Born during the first Sudanese civil war (1955-1972), Aba’s childhood was irrevocably shaped by conflict. He was about to finish school when, in 1983, the second civil war plunged the country back into bloodshed. When fighting and famine reached his village, “the future looked dark,” he says. “I didn’t know what to do.”

At the time, he “did not know Jesus deeply” but enjoyed singing and was part of his church choir. When he was invited to lead worship at a Christian conference, God met with him in a powerful way. “God opened my eyes…I didn’t know what it meant to be born again, or what the cost was,” he explains. “But the Spirit of God was so strong. I said yes to Jesus. That revolutionised my life. The Lord Jesus was able to turn the hopelessness into hope.”

By May 2017, Aba was a priest in the Anglican Episcopal Church and about to be consecrated Bishop of Liwolo, a diocese in the Central Equatorian province of South Sudan. But fighting had reached the region and was wreaking havoc. 

His first job as bishop was to officiate at the funeral of a community leader shot dead by armed forces. Just three days later, a mass exodus began. “All the people left,” he says. Driven from the area by the mass atrocities being inflicted by government forces and armed militia, the nearly 20,000-strong population was decimated as people sought safety in neighbouring Uganda.

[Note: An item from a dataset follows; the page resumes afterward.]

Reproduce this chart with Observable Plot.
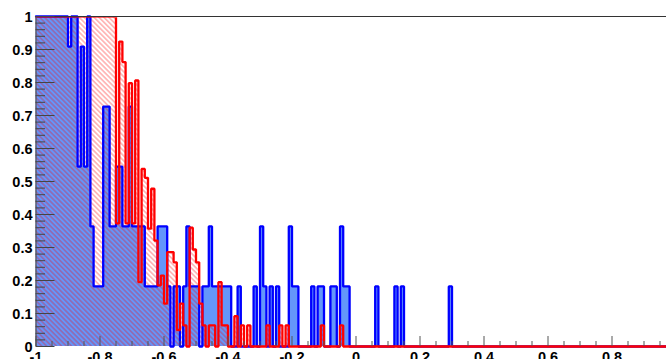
<!DOCTYPE html>
<html><head><meta charset="utf-8">
<script src="https://cdn.jsdelivr.net/npm/d3@7"></script>
<script src="https://cdn.jsdelivr.net/npm/@observablehq/plot@0.6"></script>
<style>
html,body{margin:0;padding:0;background:#fff;overflow:hidden}
#chart svg{display:block}
</style></head><body><div id="chart"></div>
<script>
// Histogram binning: 200 bins of width 0.01 from -1 to 1
const binStart = -1;
const binWidth = 0.01;

// Blue histogram (filled), bin contents
const blue = [
  1,1,1,1,1,1,1,1,1,1, 0.909,1,1,0.545,0.909,0.545,1,0.364,0.182,0.182,
  0.182,0.727,0.727,0.364,0.364,0.545,0.545,0.364,0.364,0.727, 0.364,0.364,0.364,0.364,0.182,0.182,0.182,0.182,0.364,0.364,
  0.364,0.182,0,0.182,0.182,0,0.182,0.364,0.182,0.182, 0.182,0,0.182,0.182,0.364,0.182,0.182,0.182,0.182,0.182,
  0.182,0,0,0.182,0,0,0,0,0.182,0, 0.364,0.182,0,0.182,0,0.182,0,0,0,0.364,
  0.182,0.182,0,0,0,0,0.182,0,0.182,0.182, 0,0,0.182,0.182,0,0.364,0.182,0.182,0,0,
  0,0,0,0,0,0,0.182,0,0,0, 0,0,0.182,0,0.182,0,0,0,0,0,
  0,0,0,0,0,0,0,0,0,0.182, 0,0,0,0,0,0,0,0,0,0,
  0,0,0,0,0,0,0,0,0,0, 0,0,0,0,0,0,0,0,0,0,
  0,0,0,0,0,0,0,0,0,0, 0,0,0,0,0,0,0,0,0,0,
  0,0,0,0,0,0,0,0,0,0, 0,0,0,0,0,0,0,0,0,0
];

// Red histogram (hatched), bin contents
const red = [
  1,1,1,1,1,1,1,1,1,1, 1,1,1,1,1,1,1,1,1,1,
  1,1,1,1,1,0.373,0.924,0.862,0.373,0.798, 0.373,0.806,0.195,0.538,0.511,0.357,0.478,0.321,0.185,0.215,
  0.13,0.286,0.286,0.255,0.05,0.13,0.064,0,0.36,0.294, 0.255,0.13,0.064,0,0.064,0.064,0,0.195,0.064,0.064,
  0,0,0.092,0,0.064,0,0.064,0,0,0, 0,0,0.064,0,0,0,0.064,0,0.064,0,
  0,0,0,0,0,0,0,0,0,0.064, 0,0,0,0,0,0.064,0,0,0,0,
  0,0,0,0,0,0,0,0,0,0, 0,0,0,0,0,0,0,0,0,0,
  0,0,0,0,0,0,0,0,0,0, 0,0,0,0,0,0,0,0,0,0,
  0,0,0,0,0,0,0,0,0,0, 0,0,0,0,0,0,0,0,0,0,
  0,0,0,0,0,0,0,0,0,0, 0,0,0,0,0,0,0,0,0,0,
  0,0,0,0,0,0,0,0,0,0, 0,0,0,0,0,0,0,0,0,0
];

// Axis ticks and labels
const yMajor = [0,0.1,0.2,0.3,0.4,0.5,0.6,0.7,0.8,0.9,1];
const yLabels = ["0","0.1","0.2","0.3","0.4","0.5","0.6","0.7","0.8","0.9","1"];
const yMinor = [0.02,0.04,0.06,0.08,0.12,0.14,0.16,0.18,0.22,0.24,0.26,0.28,0.32,0.34,0.36,0.38,0.42,0.44,0.46,0.48,0.52,0.54,0.56,0.58,0.62,0.64,0.66,0.68,0.72,0.74,0.76,0.78,0.82,0.84,0.86,0.88,0.92,0.94,0.96,0.98];
const xMajor = [-1,-0.8,-0.6,-0.4,-0.2,0,0.2,0.4,0.6,0.8];
const xLabels = ["-1","-0.8","-0.6","-0.4","-0.2","0","0.2","0.4","0.6","0.8"];
const xMinor = [-0.95,-0.9,-0.85,-0.75,-0.7,-0.65,-0.55,-0.5,-0.45,-0.35,-0.3,-0.25,-0.15,-0.1,-0.05,0.05,0.1,0.15,0.25,0.3,0.35,0.45,0.5,0.55,0.65,0.7,0.75,0.85,0.9,0.95];

function steps(vals) {
  const pts = vals.map((v, i) => ({x: binStart + i * binWidth, y: v}));
  pts.push({x: binStart + vals.length * binWidth, y: vals[vals.length - 1]});
  return pts;
}
const bluePts = steps(blue);
const redPts = steps(red);

// Layout: the y scale maps [0,1] to [346,16]; the clipping frame starts just
// below the top edge so the red outline is hidden there, as in the reference.
const W = 666, H = 359, mL = 35.5, mT = 17.3, mB = 5, mR = 0;
const yBottom = 346, yTop = 16;
const frameW = W - mL - mR, frameBottom = H - mB;
const font = "'Liberation Sans', Arial, Helvetica, sans-serif";

const svg = Plot.plot({
  width: W, height: H,
  marginLeft: mL, marginRight: mR, marginTop: mT, marginBottom: mB,
  style: {background: "white", fontFamily: font},
  x: {domain: [-1, 1], range: [mL, mL + 640], axis: null},
  y: {domain: [0, 1], range: [yBottom, yTop], axis: null},
  marks: [
    Plot.areaY(bluePts, {x: "x", y: "y", curve: "step-after", fill: "rgb(100,150,250)"}),
    Plot.areaY(redPts, {x: "x", y: "y", curve: "step-after", fill: "url(#hatch)"}),
    Plot.line(bluePts, {x: "x", y: "y", curve: "step-after", stroke: "#0000ff", strokeWidth: 2.3, strokeLinejoin: "miter"}),
    Plot.line(redPts, {x: "x", y: "y", curve: "step-after", stroke: "#ff0000", strokeWidth: 2.3, strokeLinejoin: "miter", clip: true}),
    Plot.ruleY([1], {stroke: "#333", strokeWidth: 1.2}),
    Plot.ruleX([-1], {y1: 0, y2: 1, stroke: "#555", strokeWidth: 1.2}),
    Plot.tickY(yMajor, {y: d => d, insetRight: frameW - 19, stroke: "#444", strokeWidth: 1}),
    Plot.tickY(yMinor, {y: d => d, insetRight: frameW - 9.5, stroke: "#444", strokeWidth: 1}),
    Plot.tickX(xMajor, {x: d => d, insetBottom: frameBottom - yBottom, insetTop: yBottom - 10 - mT, stroke: "#555", strokeWidth: 1}),
    Plot.tickX(xMinor, {x: d => d, insetBottom: frameBottom - yBottom, insetTop: yBottom - 5 - mT, stroke: "#555", strokeWidth: 1}),
    Plot.text(yMajor, {y: d => d, text: (d, i) => yLabels[i], frameAnchor: "left", textAnchor: "end", dx: -3.5, dy: 1, fontSize: 14.5, fontWeight: "bold", fill: "black"}),
    Plot.text(xMajor, {x: d => d, text: (d, i) => xLabels[i], frameAnchor: "bottom", lineAnchor: "top", dy: yBottom + 5 - frameBottom, fontSize: 14.5, fontWeight: "bold", fill: "black"})
  ]
});

const ns = "http://www.w3.org/2000/svg";
function el(name, attrs) {
  const e = document.createElementNS(ns, name);
  for (const k in attrs) e.setAttribute(k, attrs[k]);
  return e;
}
const defs = el("defs", {});
const pattern = el("pattern", {id: "hatch", patternUnits: "userSpaceOnUse", width: 3.5, height: 3.5, patternTransform: "rotate(45)"});
pattern.appendChild(el("line", {x1: -1, y1: 1.75, x2: 4.5, y2: 1.75, stroke: "#ff0000", "stroke-width": 0.8, "stroke-opacity": 0.62}));
defs.appendChild(pattern);
svg.insertBefore(defs, svg.firstChild);
document.getElementById("chart").appendChild(svg);
</script>
</body></html>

Faced with the displacement of his diocese, Aba made the heart-breaking decision to leave South Sudan in order to continue ministering to his flock. “I joined my people in exile,” he recalls. Nearly six years later, he remains in a Ugandan refugee camp. “This is what God has called me for,” he says, “to bring hope to the hopeless.” 

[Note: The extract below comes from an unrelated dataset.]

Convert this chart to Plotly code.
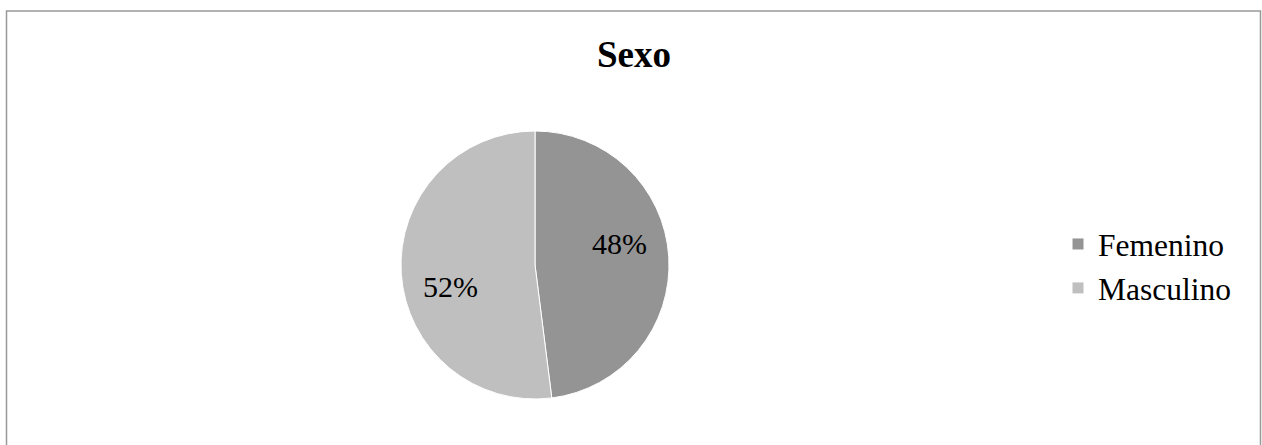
import math
import plotly.graph_objects as go

# Data
categories = ["Femenino", "Masculino"]
values = [48, 52]
colors = ["#949494", "#bfbfbf"]
title_text = "Sexo"

W, H = 1262, 445
SERIF = "Liberation Serif"

# pie placement (pixels)
PIE_L, PIE_R, PIE_T, PIE_B = 401, 669, 131, 399
cx, cy = (PIE_L + PIE_R) / 2, (PIE_T + PIE_B) / 2
R = (PIE_R - PIE_L) / 2
LABEL_R = 0.65          # label radius as fraction of pie radius
LABEL_ROT = -11         # degrees, label placement offset

fig = go.Figure(
    go.Pie(
        labels=categories,
        values=values,
        sort=False,
        direction="clockwise",
        rotation=0,
        marker=dict(colors=colors, line=dict(color="#ffffff", width=1)),
        textinfo="none",
        domain=dict(x=[PIE_L / W, PIE_R / W], y=[1 - PIE_B / H, 1 - PIE_T / H]),
        hoverinfo="label+percent",
    )
)

# percentage labels computed from the data (angles from cumulative shares)
total = sum(values)
cum = 0.0
annotations = []
for v in values:
    mid = (cum + v / 2) / total * 360 + LABEL_ROT
    cum += v
    px = cx + LABEL_R * R * math.sin(math.radians(mid))
    py = cy - LABEL_R * R * math.cos(math.radians(mid))
    annotations.append(
        dict(
            text=f"{round(v / total * 100)}%",
            x=px / W,
            y=1 - py / H,
            xref="paper",
            yref="paper",
            xanchor="center",
            yanchor="middle",
            showarrow=False,
            font=dict(family=SERIF, size=30, color="#000000"),
        )
    )

fig.update_layout(
    width=W,
    height=H,
    margin=dict(l=0, r=0, t=0, b=0),
    paper_bgcolor="#ffffff",
    plot_bgcolor="#ffffff",
    font=dict(family=SERIF, color="#000000"),
    title=dict(
        text="<b>" + title_text + "</b>",
        font=dict(family=SERIF, size=37, color="#000000"),
        x=634 / W,
        xanchor="center",
        y=1 - 54 / H,
        yanchor="middle",
    ),
    showlegend=True,
    legend=dict(
        x=1058 / W,
        xanchor="left",
        y=1 - 266 / H,
        yanchor="middle",
        font=dict(family=SERIF, size=31.5, color="#000000"),
        bgcolor="rgba(0,0,0,0)",
        borderwidth=0,
    ),
    annotations=annotations,
    shapes=[
        dict(
            type="rect",
            xref="paper",
            yref="paper",
            x0=6.5 / W,
            x1=1260.5 / W,
            y0=-0.2,
            y1=1 - 11 / H,
            line=dict(color="#999999", width=1.5),
            fillcolor="rgba(0,0,0,0)",
            layer="below",
        )
    ],
)

fig.write_html("out.html")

Despite the tragic circumstances, God is at work, says Aba, and has always gone before him. In 2011, as the country celebrated independence, Aba had a vision that would prepare him for the struggle ahead: “God told me: ‘You don’t need to celebrate this independence, because it will do nothing for you and your people. You will be pushed out of the country and you will be in Uganda as refugees for some time. And until the time comes, that’s when you can lead your people home.’ 

“God was very, very clear on this,” he says. “And indeed, now I am seeing the hand of God at work.” 

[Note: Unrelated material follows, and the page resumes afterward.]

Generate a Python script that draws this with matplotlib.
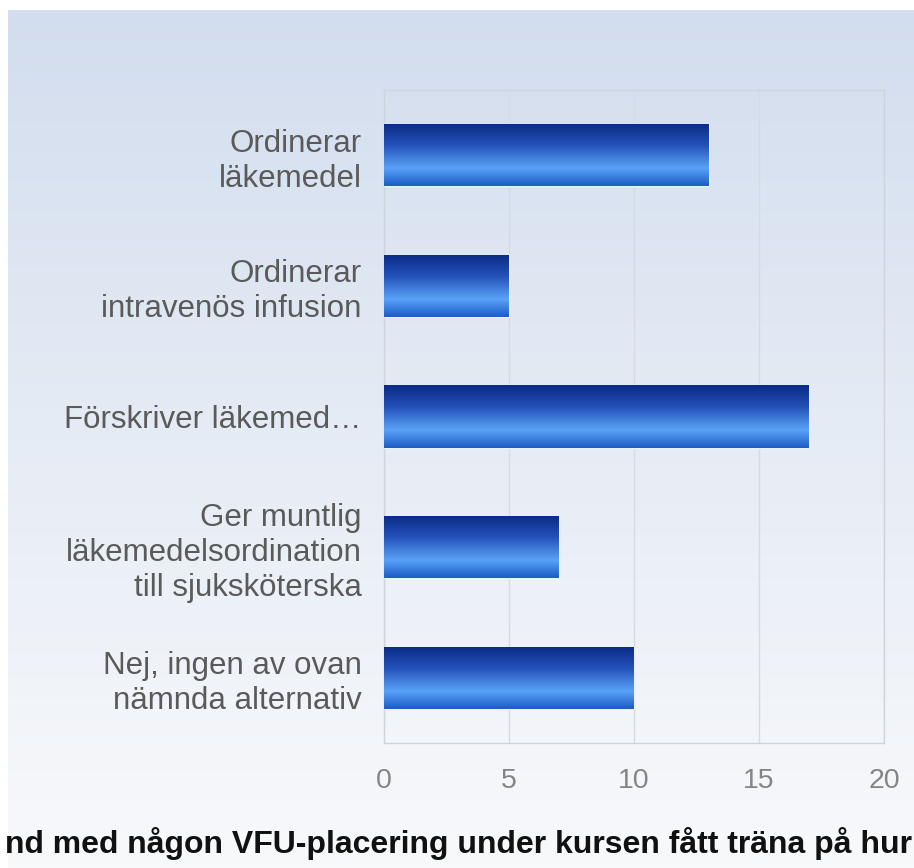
import numpy as np
import matplotlib.pyplot as plt
from matplotlib.colors import LinearSegmentedColormap

categories = [
    "Ordinerar\nläkemedel",
    "Ordinerar\nintravenös infusion",
    "Förskriver läkemed…",
    "Ger muntlig\nläkemedelsordination\ntill sjuksköterska",
    "Nej, ingen av ovan\nnämnda alternativ",
]
counts = [13, 5, 17, 7, 10]
x_ticks = [0, 5, 10, 15, 20]
footer = "nd med någon VFU-placering under kursen fått träna på hur"

plt.rcParams.update({
    "font.family": ["Liberation Sans", "DejaVu Sans"],
})

fig = plt.figure(figsize=(9.14, 8.68), dpi=100)
fig.patch.set_facecolor("white")

# background gradient panel
bg = fig.add_axes([8 / 914, 0, 1 - 8 / 914, 1 - 10 / 868], zorder=0)
bg_cmap = LinearSegmentedColormap.from_list("bg", ["#d2ddee", "#e6ecf5", "#f8f9fb"])
bg.imshow(np.linspace(0, 1, 256).reshape(-1, 1), aspect="auto", cmap=bg_cmap,
          extent=[0, 1, 0, 1], origin="upper")
bg.set_axis_off()

ax = fig.add_axes([384 / 914, 1 - 743 / 868, 500 / 914, 653 / 868], zorder=1)
ax.patch.set_alpha(0)

y = np.arange(len(categories))
bars = ax.barh(y, counts, height=0.475, color="#2a62c8",
               edgecolor="#e8f4ff", linewidth=1.0, zorder=3)

bar_cmap = LinearSegmentedColormap.from_list(
    "bar", [(0, "#0a2a86"), (0.35, "#2452b8"), (0.72, "#5aa2f8"), (1, "#1c5cc4")])
grad = np.linspace(0, 1, 128).reshape(-1, 1)
for b in bars:
    x0, y0 = b.get_x(), b.get_y()
    w, h = b.get_width(), b.get_height()
    im = ax.imshow(grad, aspect="auto", cmap=bar_cmap,
                   extent=[x0, x0 + w, y0 + h, y0], origin="upper", zorder=3.5)
    im.set_clip_path(b)

ax.set_xlim(0, 20)
ax.set_ylim(len(categories) - 0.5, -0.5)
ax.set_xticks(x_ticks)
ax.set_xticklabels([str(t) for t in x_ticks], fontsize=20.5, color="#858585")
ax.set_yticks(y)
ax.set_yticklabels(categories, fontsize=22.5, color="#5a5a5a", linespacing=1.22)
ax.tick_params(axis="both", length=0)
ax.tick_params(axis="x", pad=18)
ax.tick_params(axis="y", pad=16)
ax.grid(axis="x", color="#d6dbe2", linewidth=1.0, zorder=1)
for s in ax.spines.values():
    s.set_color("#cfd4dc")
    s.set_linewidth(1.0)

fig.text(5 / 914, 1 - 843 / 868, footer, fontsize=23, fontweight="bold",
         color="#111111", ha="left", va="center")

fig.savefig("out.png", dpi=100)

Aba has pastoral oversight of 117,000 refugees who are living in the bush and across several camps, including the UN’s Imvepi Refugee Settlement. Half attend his churches.Despite the challenges of ministering among some of the poorest people on earth, the church is growing “very strongly”. The bishop confirmed an astonishing 2,000 people last year alone, including on one occasion, 600 young people at once. 

GOD HAS CALLED ME to bring hope to the hopeless

Young people make up the largest part of Aba’s congregation, and he sees communicating the hope of the gospel to them as his top priority. “How will South Sudan look when I am not there?” he asks. “My strategy is to work with young people, teach them the gospel, disciple them. Our focus is transforming the nation of South Sudan through young people.”

Worshipping God in exile results in a beautiful “mixture of joy and lamentation, all at the same time,” Aba says. Referencing the ongoing conflict in his home country, he says the church gathers each week to “repent of the sins of our ancestors, and the sins we have committed that have caused all this pain to us. And we celebrate, because God is gracious; despite all of this, he is still sustaining us.”

As a fragile peace begins to emerge, Aba is hopeful for the future of his country. He will shortly return to appoint a new curate to a church in the region that has not held a service in six years. “It is very significant,” he says, a “clear indicator that we are coming home to rebuild our country.” 

And while there is still a long way to go until Liwolo is fully restored, Bishop Aba is confident that he has been appointed “for such a time as this” (Esther 4:14). Like Moses, he has led people through the wilderness, but now he’s looking to the future. “I’m looking forward to seeing the God of Joshua, who leads the people home and resettles them. I’m looking forward to seeing the God of Nehemiah, the God of Ezra, who rebuilds the regions of their own country.”